▼
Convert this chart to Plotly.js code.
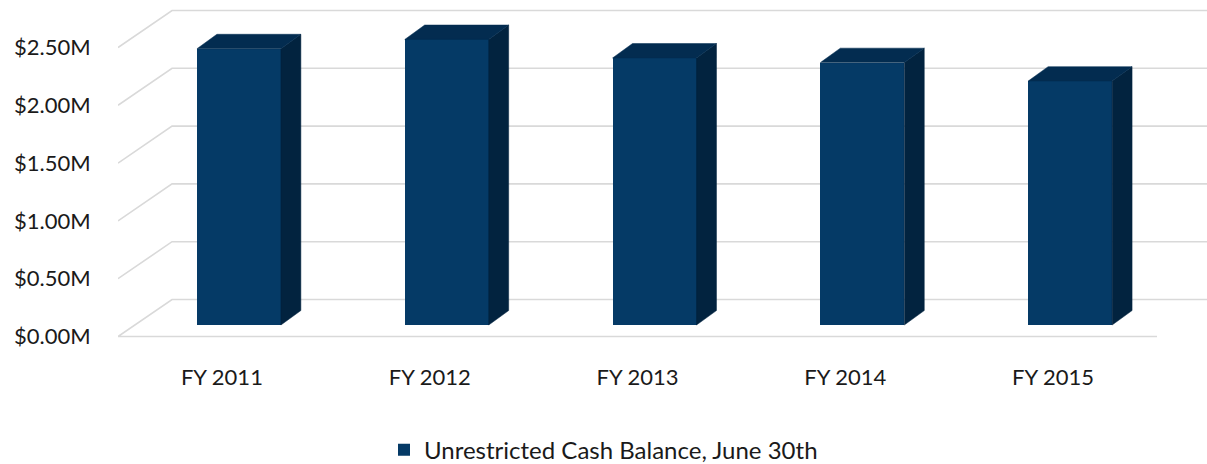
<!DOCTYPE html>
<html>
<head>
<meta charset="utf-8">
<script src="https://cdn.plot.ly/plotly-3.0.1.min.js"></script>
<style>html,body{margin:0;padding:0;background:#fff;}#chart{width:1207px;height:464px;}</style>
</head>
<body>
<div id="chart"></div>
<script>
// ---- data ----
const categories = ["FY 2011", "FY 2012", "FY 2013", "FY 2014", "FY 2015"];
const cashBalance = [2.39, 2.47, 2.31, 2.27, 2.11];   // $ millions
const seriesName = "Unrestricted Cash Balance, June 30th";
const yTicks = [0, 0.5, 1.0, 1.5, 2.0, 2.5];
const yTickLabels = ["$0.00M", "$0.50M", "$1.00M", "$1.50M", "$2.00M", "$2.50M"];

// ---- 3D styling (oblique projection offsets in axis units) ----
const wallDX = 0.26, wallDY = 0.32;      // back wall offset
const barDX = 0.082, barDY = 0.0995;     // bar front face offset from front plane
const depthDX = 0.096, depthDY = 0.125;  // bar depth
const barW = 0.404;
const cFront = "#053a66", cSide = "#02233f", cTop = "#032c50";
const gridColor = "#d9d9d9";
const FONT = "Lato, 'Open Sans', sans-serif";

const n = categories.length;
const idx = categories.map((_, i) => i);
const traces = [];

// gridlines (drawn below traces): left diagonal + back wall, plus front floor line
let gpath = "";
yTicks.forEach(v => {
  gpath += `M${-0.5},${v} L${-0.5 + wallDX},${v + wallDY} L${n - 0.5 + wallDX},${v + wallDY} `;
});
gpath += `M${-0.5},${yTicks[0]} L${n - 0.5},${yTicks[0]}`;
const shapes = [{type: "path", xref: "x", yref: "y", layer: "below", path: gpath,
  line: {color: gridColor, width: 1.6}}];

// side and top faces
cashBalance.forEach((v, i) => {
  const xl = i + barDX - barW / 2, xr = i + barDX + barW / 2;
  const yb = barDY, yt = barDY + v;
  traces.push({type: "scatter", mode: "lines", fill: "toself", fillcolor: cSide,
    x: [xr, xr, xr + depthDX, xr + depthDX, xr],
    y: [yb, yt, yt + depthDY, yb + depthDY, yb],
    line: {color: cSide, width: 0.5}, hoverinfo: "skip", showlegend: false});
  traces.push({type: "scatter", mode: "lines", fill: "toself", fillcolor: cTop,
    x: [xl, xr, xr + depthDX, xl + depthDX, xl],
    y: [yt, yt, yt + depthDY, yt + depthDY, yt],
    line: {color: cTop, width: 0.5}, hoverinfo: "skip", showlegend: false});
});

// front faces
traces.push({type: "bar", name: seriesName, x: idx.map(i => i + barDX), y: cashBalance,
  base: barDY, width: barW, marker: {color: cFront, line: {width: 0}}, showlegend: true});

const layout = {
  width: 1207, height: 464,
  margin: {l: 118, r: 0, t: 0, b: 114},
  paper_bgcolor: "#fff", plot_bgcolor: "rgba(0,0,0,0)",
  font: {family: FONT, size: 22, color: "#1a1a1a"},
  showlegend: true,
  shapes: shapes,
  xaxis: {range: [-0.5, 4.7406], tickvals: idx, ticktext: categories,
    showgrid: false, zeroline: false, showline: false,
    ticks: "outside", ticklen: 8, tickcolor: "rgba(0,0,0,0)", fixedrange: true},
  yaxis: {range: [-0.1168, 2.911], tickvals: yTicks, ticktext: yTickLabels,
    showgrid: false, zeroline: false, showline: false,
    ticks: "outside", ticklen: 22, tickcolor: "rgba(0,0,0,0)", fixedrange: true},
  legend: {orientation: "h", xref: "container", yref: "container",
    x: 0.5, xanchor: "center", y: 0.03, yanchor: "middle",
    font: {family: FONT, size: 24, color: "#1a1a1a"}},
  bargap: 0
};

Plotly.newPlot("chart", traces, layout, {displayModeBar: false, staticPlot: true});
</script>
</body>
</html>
▲
TASK GOAL: Omit every picture while copying the listing above exactly.

RESULT:
Convert this chart to Plotly.js code.
<!DOCTYPE html>
<html>
<head>
<meta charset="utf-8">
<script src="https://cdn.plot.ly/plotly-3.0.1.min.js"></script>
<style>html,body{margin:0;padding:0;background:#fff;}#chart{width:1207px;height:464px;}</style>
</head>
<body>
<div id="chart"></div>
<script>
// ---- data ----
const categories = ["FY 2011", "FY 2012", "FY 2013", "FY 2014", "FY 2015"];
const cashBalance = [2.39, 2.47, 2.31, 2.27, 2.11];   // $ millions
const seriesName = "Unrestricted Cash Balance, June 30th";
const yTicks = [0, 0.5, 1.0, 1.5, 2.0, 2.5];
const yTickLabels = ["$0.00M", "$0.50M", "$1.00M", "$1.50M", "$2.00M", "$2.50M"];

// ---- 3D styling (oblique projection offsets in axis units) ----
const wallDX = 0.26, wallDY = 0.32;      // back wall offset
const barDX = 0.082, barDY = 0.0995;     // bar front face offset from front plane
const depthDX = 0.096, depthDY = 0.125;  // bar depth
const barW = 0.404;
const cFront = "#053a66", cSide = "#02233f", cTop = "#032c50";
const gridColor = "#d9d9d9";
const FONT = "Lato, 'Open Sans', sans-serif";

const n = categories.length;
const idx = categories.map((_, i) => i);
const traces = [];

// gridlines (drawn below traces): left diagonal + back wall, plus front floor line
let gpath = "";
yTicks.forEach(v => {
  gpath += `M${-0.5},${v} L${-0.5 + wallDX},${v + wallDY} L${n - 0.5 + wallDX},${v + wallDY} `;
});
gpath += `M${-0.5},${yTicks[0]} L${n - 0.5},${yTicks[0]}`;
const shapes = [{type: "path", xref: "x", yref: "y", layer: "below", path: gpath,
  line: {color: gridColor, width: 1.6}}];

// side and top faces
cashBalance.forEach((v, i) => {
  const xl = i + barDX - barW / 2, xr = i + barDX + barW / 2;
  const yb = barDY, yt = barDY + v;
  traces.push({type: "scatter", mode: "lines", fill: "toself", fillcolor: cSide,
    x: [xr, xr, xr + depthDX, xr + depthDX, xr],
    y: [yb, yt, yt + depthDY, yb + depthDY, yb],
    line: {color: cSide, width: 0.5}, hoverinfo: "skip", showlegend: false});
  traces.push({type: "scatter", mode: "lines", fill: "toself", fillcolor: cTop,
    x: [xl, xr, xr + depthDX, xl + depthDX, xl],
    y: [yt, yt, yt + depthDY, yt + depthDY, yt],
    line: {color: cTop, width: 0.5}, hoverinfo: "skip", showlegend: false});
});

// front faces
traces.push({type: "bar", name: seriesName, x: idx.map(i => i + barDX), y: cashBalance,
  base: barDY, width: barW, marker: {color: cFront, line: {width: 0}}, showlegend: true});

const layout = {
  width: 1207, height: 464,
  margin: {l: 118, r: 0, t: 0, b: 114},
  paper_bgcolor: "#fff", plot_bgcolor: "rgba(0,0,0,0)",
  font: {family: FONT, size: 22, color: "#1a1a1a"},
  showlegend: true,
  shapes: shapes,
  xaxis: {range: [-0.5, 4.7406], tickvals: idx, ticktext: categories,
    showgrid: false, zeroline: false, showline: false,
    ticks: "outside", ticklen: 8, tickcolor: "rgba(0,0,0,0)", fixedrange: true},
  yaxis: {range: [-0.1168, 2.911], tickvals: yTicks, ticktext: yTickLabels,
    showgrid: false, zeroline: false, showline: false,
    ticks: "outside", ticklen: 22, tickcolor: "rgba(0,0,0,0)", fixedrange: true},
  legend: {orientation: "h", xref: "container", yref: "container",
    x: 0.5, xanchor: "center", y: 0.03, yanchor: "middle",
    font: {family: FONT, size: 24, color: "#1a1a1a"}},
  bargap: 0
};

Plotly.newPlot("chart", traces, layout, {displayModeBar: false, staticPlot: true});
</script>
</body>
</html>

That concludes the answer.